Hits & Misses Of 7 Alpha Seeking ETFs

August 04, 2015

4. Guggenheim Raymond James SB-1 Equity ETF (RYJ | B-63)

Wall Street is filled with analysts. No matter the sector or stock, there's probably an analyst out there covering it and offering a buy, sell or hold recommendation, along with a price target. The Guggenheim Raymond James SB-1 Equity ETF (RYJ), with $267 million in assets, attempts to capitalize on these experts' recommendations by purchasing the stocks rated as “Strong Buy” by Raymond James analysts.

The Market Vectors Morningstar Wide Moat ETF (MOAT | B-62), with $868 million in assets, employs a similar strategy, but uses recommendations from Morningstar analysts.

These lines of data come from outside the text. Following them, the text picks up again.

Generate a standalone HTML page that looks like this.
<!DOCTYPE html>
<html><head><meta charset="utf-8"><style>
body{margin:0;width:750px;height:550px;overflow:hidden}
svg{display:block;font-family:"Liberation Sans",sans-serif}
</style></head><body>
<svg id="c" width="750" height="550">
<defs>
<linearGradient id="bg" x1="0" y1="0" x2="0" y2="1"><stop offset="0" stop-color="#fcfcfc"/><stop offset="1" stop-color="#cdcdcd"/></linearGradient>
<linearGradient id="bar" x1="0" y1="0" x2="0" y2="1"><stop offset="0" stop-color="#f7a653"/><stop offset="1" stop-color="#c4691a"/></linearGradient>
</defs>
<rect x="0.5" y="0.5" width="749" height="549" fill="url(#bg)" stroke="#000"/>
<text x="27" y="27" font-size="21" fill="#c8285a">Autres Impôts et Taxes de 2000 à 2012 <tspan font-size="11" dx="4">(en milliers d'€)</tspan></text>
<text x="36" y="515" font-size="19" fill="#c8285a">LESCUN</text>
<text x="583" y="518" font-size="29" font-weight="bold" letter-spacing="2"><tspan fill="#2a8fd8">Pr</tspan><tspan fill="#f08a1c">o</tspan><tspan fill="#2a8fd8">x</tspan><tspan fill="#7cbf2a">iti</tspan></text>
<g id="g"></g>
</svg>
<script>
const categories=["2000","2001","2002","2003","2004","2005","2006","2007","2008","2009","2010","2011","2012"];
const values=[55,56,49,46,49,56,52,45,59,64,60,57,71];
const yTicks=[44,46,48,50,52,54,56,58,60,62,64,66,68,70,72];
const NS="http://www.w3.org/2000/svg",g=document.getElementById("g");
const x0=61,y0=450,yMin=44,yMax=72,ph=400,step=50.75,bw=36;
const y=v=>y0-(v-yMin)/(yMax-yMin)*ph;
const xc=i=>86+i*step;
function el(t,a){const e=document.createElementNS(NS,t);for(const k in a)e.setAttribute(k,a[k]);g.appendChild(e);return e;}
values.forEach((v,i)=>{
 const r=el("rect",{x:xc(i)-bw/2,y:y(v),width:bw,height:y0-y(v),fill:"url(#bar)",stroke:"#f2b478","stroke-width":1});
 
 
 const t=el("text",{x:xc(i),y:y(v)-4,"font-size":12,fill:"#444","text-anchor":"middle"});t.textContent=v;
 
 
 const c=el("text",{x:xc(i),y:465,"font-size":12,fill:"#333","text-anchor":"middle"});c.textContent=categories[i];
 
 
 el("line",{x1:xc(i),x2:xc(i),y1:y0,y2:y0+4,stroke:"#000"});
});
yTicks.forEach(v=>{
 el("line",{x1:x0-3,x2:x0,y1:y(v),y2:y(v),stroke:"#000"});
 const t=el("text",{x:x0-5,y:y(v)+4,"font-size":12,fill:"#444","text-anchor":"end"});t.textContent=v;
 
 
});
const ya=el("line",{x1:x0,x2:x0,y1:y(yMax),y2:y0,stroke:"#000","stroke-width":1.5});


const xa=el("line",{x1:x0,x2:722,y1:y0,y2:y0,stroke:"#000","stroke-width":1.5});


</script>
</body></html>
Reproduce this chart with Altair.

Of course, skeptics will argue that stock analysts are not particularly good market timers, and that such a strategy will tend to underperform over time. At least based on the recent history of RYJ, the skeptics seem to have the upper hand in the argument. The fund has been unable to deliver the significant outperformance it has promised. The ETF returned 2.7 percent so far in 2015, matching SPY, and 110 percent during the past five years, just a hair above SPY's 106 percent.

5. Direxion All Cap Insider Sentiment ETF (KNOW | B-83)

Who knows better about the prospects of a company than the CEO and other top executives? That's the thesis underlying an investment in the Direxion All Cap Insider Sentiment ETF (KNOW) and its rival the Guggenheim Insider Sentiment ETF (NFO | C-57), both with around $120 million in assets.

The two ETFs closely follow and mimic insider-buying trends seen in public disclosures. Both funds hold stocks in 100 companies and consider earnings when deciding on what to buy.

Year-to-date, KNOW has outperformed the market, with a gain of 4.6 percent, almost double that of SPY. It has also delivered outperformance since its inception in December 2011 with a gain of 101 percent versus 82 percent for SPY.

6. Guggenheim Spin-Off ETF (CSD | C-56)

One way in which a company with multiple businesses or segments may try to unlock value for shareholders is through a spinoff. By spinning off one of these segments into its own separate company, the hope is that the new firm (and old) will be more focused on its core business.


The Guggenheim Spin-Off ETF (CSD), which has accumulated a solid $500 million in assets, holds stocks of "a group of companies that have recently been spun off from larger corporations and have the opportunity to better focus on their core market segment and outperform."

Since the start of the year, CSD has failed to deliver on its promise, with a mere 0.6 percent return. However, over the past five years, it's done well, with a 132 percent return, beating the S&P 500.